KARACHI: Faysal Bank’s interest in RBS stemmed largely from two concerns: a desire to increase its market share and to develop a premium banking product.
In its successful bid for RBS Pakistan, the bank has been able to get a little bit of both, though the price tag may not necessarily be worth it. The details of the financial agreement between Faysal Bank and RBS have not yet been disclosed, but analysts expect the price to be higher than last time. “We expect the transaction to be worth substantially higher than the US$87mn (Rs7.3bn) agreed by MCB Bank,” said Mustafa Bilwani, analyst at JS Global Capital in a research note released to clients on Thursday.
According to the latest available financial statements, dating September 30 2009, the bank has approximately Rs37 billion in unpledged investments, about Rs25 billion of which is in highly liquid government securities. Should the bank have to, it could theoretically liquidate some of those securities to complete the transaction, though it would then have a less stable balance sheet, not quite a wise idea given the high rate of non-performing loans on RBS Pakistan’s balance sheet.

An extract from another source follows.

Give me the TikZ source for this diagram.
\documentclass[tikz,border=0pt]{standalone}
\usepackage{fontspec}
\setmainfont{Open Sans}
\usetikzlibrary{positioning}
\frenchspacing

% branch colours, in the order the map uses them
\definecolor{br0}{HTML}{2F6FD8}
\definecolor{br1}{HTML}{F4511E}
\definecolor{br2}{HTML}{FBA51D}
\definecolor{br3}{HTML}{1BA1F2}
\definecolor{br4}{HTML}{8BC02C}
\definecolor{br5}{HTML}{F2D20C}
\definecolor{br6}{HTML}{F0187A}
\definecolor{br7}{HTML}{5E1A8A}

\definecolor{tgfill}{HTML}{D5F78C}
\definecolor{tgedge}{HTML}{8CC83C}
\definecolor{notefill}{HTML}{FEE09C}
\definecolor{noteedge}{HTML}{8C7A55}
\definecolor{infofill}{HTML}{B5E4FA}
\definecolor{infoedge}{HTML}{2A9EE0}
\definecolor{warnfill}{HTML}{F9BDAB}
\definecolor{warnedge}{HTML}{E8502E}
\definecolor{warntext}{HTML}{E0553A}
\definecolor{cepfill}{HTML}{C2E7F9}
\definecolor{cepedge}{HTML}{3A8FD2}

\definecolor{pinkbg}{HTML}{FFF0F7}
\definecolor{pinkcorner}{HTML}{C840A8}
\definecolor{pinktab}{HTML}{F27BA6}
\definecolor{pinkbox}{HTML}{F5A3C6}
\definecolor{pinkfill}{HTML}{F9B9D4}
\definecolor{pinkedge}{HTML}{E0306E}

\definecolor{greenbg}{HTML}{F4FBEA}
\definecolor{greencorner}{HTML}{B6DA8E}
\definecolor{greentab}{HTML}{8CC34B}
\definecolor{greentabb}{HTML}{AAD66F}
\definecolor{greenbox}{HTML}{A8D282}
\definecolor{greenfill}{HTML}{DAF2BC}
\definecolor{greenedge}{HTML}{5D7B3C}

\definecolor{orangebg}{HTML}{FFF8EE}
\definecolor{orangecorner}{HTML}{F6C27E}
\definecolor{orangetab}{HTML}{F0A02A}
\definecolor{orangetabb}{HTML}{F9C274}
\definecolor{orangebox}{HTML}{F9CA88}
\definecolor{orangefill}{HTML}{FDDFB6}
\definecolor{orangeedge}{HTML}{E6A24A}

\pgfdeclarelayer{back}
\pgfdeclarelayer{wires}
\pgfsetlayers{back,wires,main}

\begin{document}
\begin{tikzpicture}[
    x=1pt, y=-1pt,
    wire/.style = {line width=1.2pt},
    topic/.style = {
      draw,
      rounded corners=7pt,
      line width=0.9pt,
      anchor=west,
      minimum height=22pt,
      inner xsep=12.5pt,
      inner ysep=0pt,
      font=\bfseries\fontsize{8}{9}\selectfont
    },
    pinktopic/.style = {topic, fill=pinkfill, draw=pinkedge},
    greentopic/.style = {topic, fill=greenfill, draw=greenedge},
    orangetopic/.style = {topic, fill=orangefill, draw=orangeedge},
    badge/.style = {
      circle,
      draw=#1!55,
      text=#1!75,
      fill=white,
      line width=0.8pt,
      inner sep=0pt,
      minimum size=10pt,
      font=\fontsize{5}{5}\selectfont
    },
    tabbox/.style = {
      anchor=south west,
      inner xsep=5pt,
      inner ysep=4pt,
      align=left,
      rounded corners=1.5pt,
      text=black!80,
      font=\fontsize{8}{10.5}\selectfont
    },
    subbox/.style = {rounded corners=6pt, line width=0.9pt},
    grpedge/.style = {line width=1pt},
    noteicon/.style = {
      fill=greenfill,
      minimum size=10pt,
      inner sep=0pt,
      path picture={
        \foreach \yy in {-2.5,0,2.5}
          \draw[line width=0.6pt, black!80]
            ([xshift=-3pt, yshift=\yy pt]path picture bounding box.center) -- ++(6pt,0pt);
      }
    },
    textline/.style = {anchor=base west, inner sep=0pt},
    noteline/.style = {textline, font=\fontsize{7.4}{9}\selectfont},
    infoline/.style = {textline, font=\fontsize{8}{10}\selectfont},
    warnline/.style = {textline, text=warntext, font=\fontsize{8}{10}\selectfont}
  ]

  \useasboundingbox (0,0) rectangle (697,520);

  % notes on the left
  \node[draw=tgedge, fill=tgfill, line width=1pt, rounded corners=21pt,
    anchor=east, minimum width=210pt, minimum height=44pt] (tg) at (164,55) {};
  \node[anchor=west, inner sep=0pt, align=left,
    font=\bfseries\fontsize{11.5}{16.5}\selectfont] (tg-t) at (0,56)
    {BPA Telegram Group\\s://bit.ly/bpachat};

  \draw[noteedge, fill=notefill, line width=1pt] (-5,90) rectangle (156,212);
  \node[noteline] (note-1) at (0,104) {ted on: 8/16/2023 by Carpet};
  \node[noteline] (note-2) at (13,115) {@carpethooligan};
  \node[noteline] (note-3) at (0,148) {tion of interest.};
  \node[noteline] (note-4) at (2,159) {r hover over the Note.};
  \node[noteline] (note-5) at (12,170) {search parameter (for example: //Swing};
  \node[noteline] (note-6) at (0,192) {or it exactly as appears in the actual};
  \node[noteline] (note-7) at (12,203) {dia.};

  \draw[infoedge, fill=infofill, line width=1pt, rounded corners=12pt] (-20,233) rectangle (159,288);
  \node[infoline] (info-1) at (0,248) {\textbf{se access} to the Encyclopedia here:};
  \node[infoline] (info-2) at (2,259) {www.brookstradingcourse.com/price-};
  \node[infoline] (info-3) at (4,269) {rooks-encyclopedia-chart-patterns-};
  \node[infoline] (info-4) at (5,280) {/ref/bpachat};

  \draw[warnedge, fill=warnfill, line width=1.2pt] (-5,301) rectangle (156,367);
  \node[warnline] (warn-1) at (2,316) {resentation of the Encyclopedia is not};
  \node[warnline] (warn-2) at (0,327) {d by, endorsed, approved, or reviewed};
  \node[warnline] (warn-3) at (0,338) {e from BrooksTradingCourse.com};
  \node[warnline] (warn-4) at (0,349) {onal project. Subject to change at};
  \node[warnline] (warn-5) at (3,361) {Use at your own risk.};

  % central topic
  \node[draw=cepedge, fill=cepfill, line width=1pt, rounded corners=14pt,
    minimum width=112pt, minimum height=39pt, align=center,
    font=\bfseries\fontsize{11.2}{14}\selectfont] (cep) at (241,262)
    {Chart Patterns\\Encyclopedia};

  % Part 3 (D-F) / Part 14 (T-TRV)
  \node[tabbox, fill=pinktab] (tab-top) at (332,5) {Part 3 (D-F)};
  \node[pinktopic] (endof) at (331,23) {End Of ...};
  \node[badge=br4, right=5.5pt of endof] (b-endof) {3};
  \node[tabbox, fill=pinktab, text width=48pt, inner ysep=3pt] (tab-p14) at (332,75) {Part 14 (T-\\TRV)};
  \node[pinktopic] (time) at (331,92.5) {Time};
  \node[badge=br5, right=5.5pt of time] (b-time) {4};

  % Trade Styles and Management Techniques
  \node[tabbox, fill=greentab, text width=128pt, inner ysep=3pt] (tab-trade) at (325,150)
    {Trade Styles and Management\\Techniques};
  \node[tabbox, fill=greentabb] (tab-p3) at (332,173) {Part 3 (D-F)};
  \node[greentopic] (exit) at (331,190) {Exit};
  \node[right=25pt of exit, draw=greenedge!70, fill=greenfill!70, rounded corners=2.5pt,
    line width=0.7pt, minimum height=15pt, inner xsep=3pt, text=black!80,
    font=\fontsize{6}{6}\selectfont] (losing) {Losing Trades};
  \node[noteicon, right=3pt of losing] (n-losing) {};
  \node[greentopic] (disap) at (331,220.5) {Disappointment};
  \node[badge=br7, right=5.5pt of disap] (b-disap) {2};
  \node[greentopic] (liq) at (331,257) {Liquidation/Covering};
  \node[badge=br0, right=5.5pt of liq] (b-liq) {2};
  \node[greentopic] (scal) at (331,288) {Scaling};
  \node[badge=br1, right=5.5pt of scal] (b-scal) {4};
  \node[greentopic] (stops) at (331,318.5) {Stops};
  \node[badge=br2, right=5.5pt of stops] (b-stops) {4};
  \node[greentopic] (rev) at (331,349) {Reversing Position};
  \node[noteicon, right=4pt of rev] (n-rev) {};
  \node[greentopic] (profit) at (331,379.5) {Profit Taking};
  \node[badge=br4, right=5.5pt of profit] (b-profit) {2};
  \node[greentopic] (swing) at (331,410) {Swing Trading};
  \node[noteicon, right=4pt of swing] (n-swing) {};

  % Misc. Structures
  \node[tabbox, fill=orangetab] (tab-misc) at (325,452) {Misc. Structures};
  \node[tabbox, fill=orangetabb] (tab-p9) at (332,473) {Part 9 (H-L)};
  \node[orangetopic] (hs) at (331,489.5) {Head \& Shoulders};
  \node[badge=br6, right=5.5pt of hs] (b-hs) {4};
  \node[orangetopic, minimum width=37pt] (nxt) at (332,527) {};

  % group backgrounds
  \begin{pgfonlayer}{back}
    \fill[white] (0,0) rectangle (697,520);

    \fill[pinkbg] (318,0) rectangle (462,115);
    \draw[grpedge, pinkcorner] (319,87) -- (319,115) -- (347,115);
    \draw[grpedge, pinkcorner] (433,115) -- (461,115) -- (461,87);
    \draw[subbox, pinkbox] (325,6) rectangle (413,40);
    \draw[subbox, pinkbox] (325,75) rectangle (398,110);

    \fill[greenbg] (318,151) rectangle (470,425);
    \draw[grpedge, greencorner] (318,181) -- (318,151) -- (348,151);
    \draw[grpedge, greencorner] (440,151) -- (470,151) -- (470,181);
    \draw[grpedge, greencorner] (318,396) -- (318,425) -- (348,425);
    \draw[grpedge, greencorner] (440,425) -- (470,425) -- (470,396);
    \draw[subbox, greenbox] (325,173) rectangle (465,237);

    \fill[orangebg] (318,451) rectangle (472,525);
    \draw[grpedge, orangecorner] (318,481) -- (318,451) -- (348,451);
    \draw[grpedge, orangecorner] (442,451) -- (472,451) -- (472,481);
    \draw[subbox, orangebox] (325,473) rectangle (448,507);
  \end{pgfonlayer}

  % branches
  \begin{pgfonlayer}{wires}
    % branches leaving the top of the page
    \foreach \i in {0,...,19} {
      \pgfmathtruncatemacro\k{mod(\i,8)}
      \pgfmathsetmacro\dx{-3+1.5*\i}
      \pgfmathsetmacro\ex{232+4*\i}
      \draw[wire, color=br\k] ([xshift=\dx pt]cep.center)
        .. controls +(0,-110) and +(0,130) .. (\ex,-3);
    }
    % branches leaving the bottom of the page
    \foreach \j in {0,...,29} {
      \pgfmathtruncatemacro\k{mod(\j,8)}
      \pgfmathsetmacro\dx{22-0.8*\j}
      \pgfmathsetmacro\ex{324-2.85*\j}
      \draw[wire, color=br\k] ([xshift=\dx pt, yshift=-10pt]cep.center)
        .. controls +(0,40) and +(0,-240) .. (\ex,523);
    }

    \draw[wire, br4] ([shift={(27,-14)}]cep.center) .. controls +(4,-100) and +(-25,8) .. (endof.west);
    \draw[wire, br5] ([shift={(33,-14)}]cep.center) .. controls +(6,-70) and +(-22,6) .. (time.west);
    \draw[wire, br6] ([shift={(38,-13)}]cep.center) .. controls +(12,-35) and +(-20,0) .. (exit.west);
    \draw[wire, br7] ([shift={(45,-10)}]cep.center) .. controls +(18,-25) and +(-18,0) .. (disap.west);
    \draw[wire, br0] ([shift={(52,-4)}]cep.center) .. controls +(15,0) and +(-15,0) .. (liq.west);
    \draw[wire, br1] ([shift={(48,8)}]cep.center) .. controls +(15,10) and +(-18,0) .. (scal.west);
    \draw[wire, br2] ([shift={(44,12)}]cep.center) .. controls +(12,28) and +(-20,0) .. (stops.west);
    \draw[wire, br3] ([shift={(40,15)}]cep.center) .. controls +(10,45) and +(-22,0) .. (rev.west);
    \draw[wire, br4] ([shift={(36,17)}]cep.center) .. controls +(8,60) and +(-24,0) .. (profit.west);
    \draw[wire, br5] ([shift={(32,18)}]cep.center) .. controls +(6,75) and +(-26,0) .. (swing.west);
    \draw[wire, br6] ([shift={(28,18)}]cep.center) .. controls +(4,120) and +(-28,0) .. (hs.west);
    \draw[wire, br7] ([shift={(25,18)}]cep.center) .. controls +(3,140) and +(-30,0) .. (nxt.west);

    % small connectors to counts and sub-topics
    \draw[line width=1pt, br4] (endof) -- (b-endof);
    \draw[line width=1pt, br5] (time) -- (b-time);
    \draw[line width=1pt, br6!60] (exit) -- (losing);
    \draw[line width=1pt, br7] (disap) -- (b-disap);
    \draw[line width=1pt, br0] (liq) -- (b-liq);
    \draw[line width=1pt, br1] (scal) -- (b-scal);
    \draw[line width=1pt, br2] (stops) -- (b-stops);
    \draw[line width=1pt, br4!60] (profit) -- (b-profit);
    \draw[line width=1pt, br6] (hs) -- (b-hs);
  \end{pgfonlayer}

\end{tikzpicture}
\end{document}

This is especially relevant when considering the fact that the bank’s Bahraini parent company, Ithmar, has made it abundantly clear that the funds for the transaction will be raised locally by Faysal Bank. As for the impact on the financial sector as a whole, the impact is expected to be remarkably little. Faysal Bank will move from being the 12th largest bank in the country by assets to the 10th largest, with Rs256 billion in assets. Perhaps most critically, however, the bank will be within striking distance of becoming larger than Bank AL Habib and Askari Bank, a thought that is no doubt on the minds of Faysal Bank’s management.
The bank’s management has been largely unwilling to comment on anything to do with the RBS transaction, but according to sources familiar with the matter, Faysal Bank has been eyeing RBS for the prestige factor as well. RBS is a globally recognised brand name and has some of the best human capital in Pakistan in terms of banking talent. But the two banks also have very different cultures, a factor that may be cause for some strife once the merger of the two organisations begins.
Standard Chartered Bank faced similar cultural clashes after its acquisition of Union Bank. In addition, RBS has a product for high net-worth individuals called “Royal Preferred Banking.” Faysal Bank has been trying to enter that high-end market, an effort that has so far not gotten off the ground.
The high net-worth business is coveted by banks since it gives them a much greater asset base without having a corresponding increase in their operating costs. Faysal Bank is likely to be keen to integrate RBS’ high-end clients into its own branch network, though for the deal to make financial sense, the bank would probably want to consider shutting down redundant branches.
Published in the Express Tribune, May 21st, 2010.